Rohit Mital, 13, of Rochester Hills, Michigan, wants to eliminate untimely deaths due to air pollution. An eighth-grade student at West Middle School, he has invented a device to control pollution from diesel automobiles by optimizing particular filters. The young innovator discovered that his invention can reduce particulate matter thereby saving lives across the globe, and also conserve energy by saving 250 million gallons of fuel per year.

Rohan Wagh, 14, of Portland, Oregon, is desirous of eliminating energy poverty in developing countries. An eighth-grader at Stoller Middle School, his method increases the efficiency of a microbial fuel cell. Rohan believes his invention which is compact and requires minimum maintenance can be used effectively all over the world.

The other finalists are: Amelia Day, Sara Makboul, Will Paschal, Sofia Tomov, and Kaien Yang. All 10 – six girls and four boys – were afforded an opportunity to work one-on-one with a renowned 3M Scientist during a summer mentorship program. Each student receives $1,000 and an expense-paid trip to the 3M headquarters to participate in the final competition.

The Young Scientist Challenge is the nation’s premier science competition for students in grades 5 through 8. It has turned scores of young people across the nation into innovators while enhancing science exploration and honing communication skills. The goal is “to foster a new generation of American scientists at an age when interest in science generally declines”. Students are encouraged to think out of the box, to come up with innovative ideas and solutions for tomorrow’s challenges.

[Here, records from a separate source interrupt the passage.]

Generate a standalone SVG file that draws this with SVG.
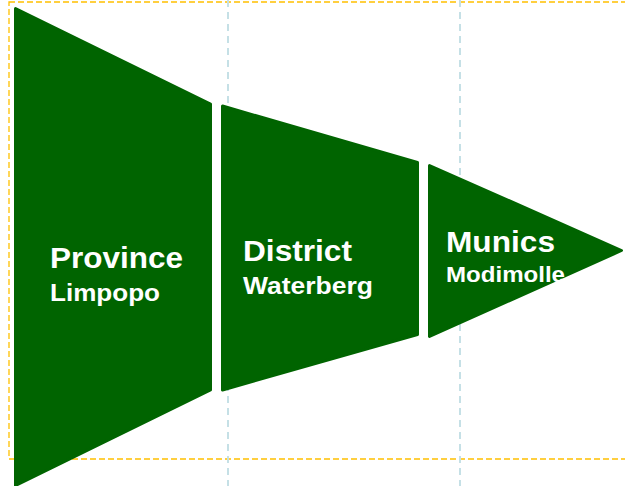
<svg xmlns="http://www.w3.org/2000/svg" width="625" height="486" viewBox="0 0 625 486">
  <style>
    .guide-o { fill: none; stroke: #FFC000; stroke-width: 1.3; stroke-dasharray: 6 3; }
    .guide-b { fill: none; stroke: #C5E0E6; stroke-width: 2; stroke-dasharray: 7 5; }
    .seg { fill: #006400; stroke: #006400; stroke-width: 3; stroke-linejoin: round; }
    .t1 { font-family: "Liberation Sans", Arial, sans-serif; font-weight: bold; fill: #FFFFFF; }
    .t2 { font-family: "Liberation Sans", Arial, sans-serif; font-weight: bold; fill: #FFFFFF; }
  </style>
  <rect width="625" height="486" fill="#FFFFFF"/>
  <g id="guides">
    <rect class="guide-o" x="9" y="2" width="625" height="457"/>
    <line class="guide-b" x1="228" y1="0" x2="228" y2="486"/>
    <line class="guide-b" x1="460" y1="0" x2="460" y2="486"/>
  </g>
  <g id="connectors"></g>
  <g id="province">
    <polygon class="seg" points="15.5,8.5 210.5,104 210.5,390 15.5,485.5"/>
    <text class="t1" x="50" y="268" font-size="30" textLength="133" lengthAdjust="spacingAndGlyphs">Province</text>
    <text class="t2" x="50" y="301" font-size="23" textLength="110" lengthAdjust="spacingAndGlyphs">Limpopo</text>
  </g>
  <g id="district">
    <polygon class="seg" points="222.5,106 417.5,162.5 417.5,334.5 222.5,390"/>
    <text class="t1" x="243" y="261" font-size="29.5" textLength="109" lengthAdjust="spacingAndGlyphs">District</text>
    <text class="t2" x="243" y="294" font-size="23" textLength="130" lengthAdjust="spacingAndGlyphs">Waterberg</text>
  </g>
  <g id="munics">
    <polygon class="seg" points="429.5,165.5 621.5,250.5 429.5,336.5"/>
    <text class="t1" x="446" y="252" font-size="29" textLength="109" lengthAdjust="spacingAndGlyphs">Munics</text>
    <text class="t2" x="446" y="282" font-size="22" textLength="119" lengthAdjust="spacingAndGlyphs">Modimolle</text>
  </g>
</svg>
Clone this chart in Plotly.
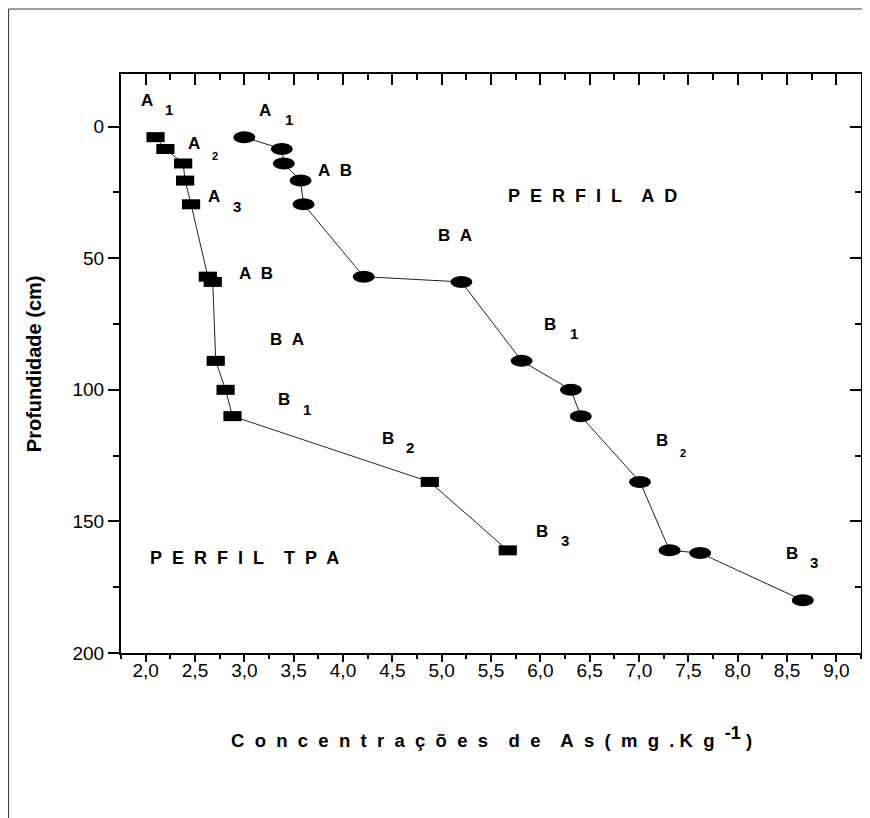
import plotly.graph_objects as go

# ---------------- data ----------------
tpa_x = [2.10, 2.20, 2.38, 2.40, 2.46, 2.63, 2.68, 2.71, 2.81, 2.88, 4.88, 5.67]
tpa_y = [4.0, 8.5, 14.0, 20.5, 29.5, 57.0, 59.0, 89.0, 100.0, 110.0, 135.0, 161.0]

ad_x = [3.00, 3.38, 3.40, 3.57, 3.60, 4.21, 5.20, 5.81, 6.31, 6.41, 7.01, 7.31, 7.62, 8.66]
ad_y = [4.0, 8.5, 14.0, 20.5, 29.5, 57.0, 59.0, 89.0, 100.0, 110.0, 135.0, 161.0, 162.0, 180.0]

x_tickvals = [2.0, 2.5, 3.0, 3.5, 4.0, 4.5, 5.0, 5.5, 6.0, 6.5, 7.0, 7.5, 8.0, 8.5, 9.0]
x_ticktext = ["2,0", "2,5", "3,0", "3,5", "4,0", "4,5", "5,0", "5,5", "6,0", "6,5",
              "7,0", "7,5", "8,0", "8,5", "9,0"]
y_tickvals = [0, 50, 100, 150, 200]
y_ticktext = ["0", "50", "100", "150", "200"]

# horizon labels: (main text, x, y)
main_labels = [
    ("A", 2.014, -10.1), ("A", 2.494, 6.3), ("A", 2.689, 26.6), ("A&nbsp;&nbsp;B", 3.117, 55.7),
    ("B&nbsp;&nbsp;A", 3.433, 81.0), ("B", 3.406, 103.8), ("B", 4.453, 118.6), ("B", 6.017, 153.9),
    ("A", 3.213, -6.0), ("A&nbsp;&nbsp;B", 3.923, 16.5), ("B&nbsp;&nbsp;A", 5.137, 41.2),
    ("B", 6.102, 75.0), ("B", 7.234, 119.3), ("B", 8.551, 162.1),
]
# subscripts: (text, x, y, small?)
sub_labels = [
    ("1", 2.240, -6.6, False), ("2", 2.706, 11.1, True), ("3", 2.926, 30.4, False),
    ("1", 3.636, 107.3, False), ("2", 4.683, 121.8, False), ("3", 6.254, 157.3, False),
    ("1", 3.449, -2.8, False), ("1", 6.338, 78.5, False), ("2", 7.447, 123.9, True),
    ("3", 8.777, 165.5, False),
]
profile_titles = [
    ("P&nbsp; E&nbsp; R&nbsp; F&nbsp; I&nbsp; L&nbsp;&nbsp;&nbsp; T&nbsp; P&nbsp; A", 3.002, 164.0),
    ("P&nbsp; E&nbsp; R&nbsp; F&nbsp; I&nbsp; L&nbsp;&nbsp;&nbsp; A&nbsp; D", 6.532, 26.4),
]

# ---------------- figure ----------------
FONT = "Liberation Sans, Arial, sans-serif"

fig = go.Figure()

fig.add_trace(go.Scatter(
    x=tpa_x, y=tpa_y, mode="lines+markers", name="Perfil TPA",
    line=dict(color="#222222", width=1),
    marker=dict(symbol="line-ew", size=13, color="black",
                line=dict(color="black", width=10)),
    hoverinfo="x+y",
))
fig.add_trace(go.Scatter(
    x=ad_x, y=ad_y, mode="lines", name="Perfil AD",
    line=dict(color="#222222", width=1),
    hoverinfo="x+y",
))
# empty trace to activate the mirrored axes
fig.add_trace(go.Scatter(x=[], y=[], xaxis="x2", yaxis="y2", showlegend=False))

shapes = []
for xv, yv in zip(ad_x, ad_y):
    shapes.append(dict(type="circle", xref="x", yref="y",
                       xsizemode="pixel", ysizemode="pixel",
                       xanchor=xv, yanchor=yv, x0=-11, x1=11, y0=-6, y1=6,
                       fillcolor="black", line=dict(width=0)))
# outer frame
shapes.append(dict(type="line", xref="paper", yref="paper",
                   x0=-0.1520, x1=-0.1520, y0=-0.30, y1=1.1123,
                   line=dict(color="#444444", width=1.2)))
shapes.append(dict(type="line", xref="paper", yref="paper",
                   x0=-0.1520, x1=1.02, y0=1.1123, y1=1.1123,
                   line=dict(color="#444444", width=1.2)))

annotations = []
for t, xv, yv in main_labels:
    annotations.append(dict(text="<b>%s</b>" % t, x=xv, y=yv, xref="x", yref="y",
                            showarrow=False, xanchor="center", yanchor="middle",
                            font=dict(family=FONT, size=17, color="black")))
for t, xv, yv, small in sub_labels:
    annotations.append(dict(text="<b>%s</b>" % t, x=xv, y=yv, xref="x", yref="y",
                            showarrow=False, xanchor="center", yanchor="middle",
                            font=dict(family=FONT, size=11 if small else 15, color="black")))
for t, xv, yv in profile_titles:
    annotations.append(dict(text="<b>%s</b>" % t, x=xv, y=yv, xref="x", yref="y",
                            showarrow=False, xanchor="center", yanchor="middle",
                            font=dict(family=FONT, size=18, color="black")))

# axis titles
annotations.append(dict(
    text="<b>Profundidade (cm)</b>", textangle=-90, xref="paper", yref="paper",
    x=-0.118, y=0.5, xanchor="center", yanchor="middle", showarrow=False,
    font=dict(family=FONT, size=20, color="black")))
annotations.append(dict(
    text="<b>C&nbsp; o&nbsp; n&nbsp; c&nbsp; e&nbsp; n&nbsp; t&nbsp; r&nbsp; a&nbsp; ç&nbsp; õ&nbsp; e&nbsp; s&nbsp;&nbsp;&nbsp;"
         " d&nbsp; e&nbsp;&nbsp;&nbsp; A&nbsp; s&nbsp; (&nbsp; m&nbsp; g&nbsp; .&nbsp;K&nbsp; g&nbsp;&nbsp;"
         "<sup><span style='font-size:18px'>-1</span></sup>&nbsp;)</b>",
    xref="paper", yref="paper", x=0.5, y=-0.145, xanchor="center", yanchor="middle",
    showarrow=False, font=dict(family=FONT, size=18.5, color="black")))

xrange = [1.75, 9.25]
yrange = [200, -20]

# the page body adds an 8px margin, so the figure is 8px smaller and margins shifted
fig.update_layout(
    width=862, height=810,
    margin=dict(l=113, r=9, t=66, b=165),
    paper_bgcolor="white", plot_bgcolor="white",
    showlegend=False,
    shapes=shapes, annotations=annotations,
    xaxis=dict(range=xrange, tickmode="array", tickvals=x_tickvals, ticktext=x_ticktext,
               ticks="outside", ticklen=7, tickwidth=2, tickcolor="black",
               showline=True, linewidth=2, linecolor="black",
               showgrid=False, zeroline=False, ticklabelstandoff=-8,
               tickfont=dict(family=FONT, size=19, color="black"),
               minor=dict(tick0=2.0, dtick=0.25, ticks="outside", ticklen=4,
                          tickwidth=2, tickcolor="black", showgrid=False)),
    yaxis=dict(range=yrange, tickmode="array", tickvals=y_tickvals, ticktext=y_ticktext,
               ticks="outside", ticklen=11, tickwidth=2, tickcolor="black",
               showline=True, linewidth=2, linecolor="black",
               showgrid=False, zeroline=False,
               tickfont=dict(family=FONT, size=19, color="black"),
               minor=dict(tick0=0, dtick=25, ticks="outside", ticklen=6,
                          tickwidth=2, tickcolor="black", showgrid=False)),
    xaxis2=dict(range=xrange, overlaying="x", side="top", anchor="y2",
                tickmode="array", tickvals=x_tickvals, showticklabels=False,
                ticks="inside", ticklen=11, tickwidth=2, tickcolor="black",
                showline=True, linewidth=2, linecolor="black",
                showgrid=False, zeroline=False,
                minor=dict(tick0=2.0, dtick=0.25, ticks="inside", ticklen=6,
                           tickwidth=2, tickcolor="black", showgrid=False)),
    yaxis2=dict(range=yrange, overlaying="y", side="right", anchor="x2",
                tickmode="array", tickvals=y_tickvals, showticklabels=False,
                ticks="inside", ticklen=11, tickwidth=2, tickcolor="black",
                showline=True, linewidth=2, linecolor="black",
                showgrid=False, zeroline=False,
                minor=dict(tick0=0, dtick=25, ticks="inside", ticklen=6,
                           tickwidth=2, tickcolor="black", showgrid=False)),
)

fig.write_html("out.html")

“At 3M, we know the importance of encouraging ‘next-gen’ scientific thinkers who will invent new ways to solve the issues our customers face everyday – from keeping workers safe on the job to addressing global issues like access to clean water”, said Jon Lindekugel, senior vice president for Business Development and Marketing Sales at 3M, in a statement. “Through 3M’s summer mentorship with the finalists, we’re excited to hear their fresh ideas and to provide guidance through the scientific process as their projects move from concept to reality”.

Bill Goodwyn, president and CEO of Discovery Education, notes, “The Young Scientist Challenge brings the magic of science to life for young people everywhere – enhancing science exploration nationwide, and helping to develop the communication, critical thinking, and problem solving skills today’s students need for success beyond the classroom”.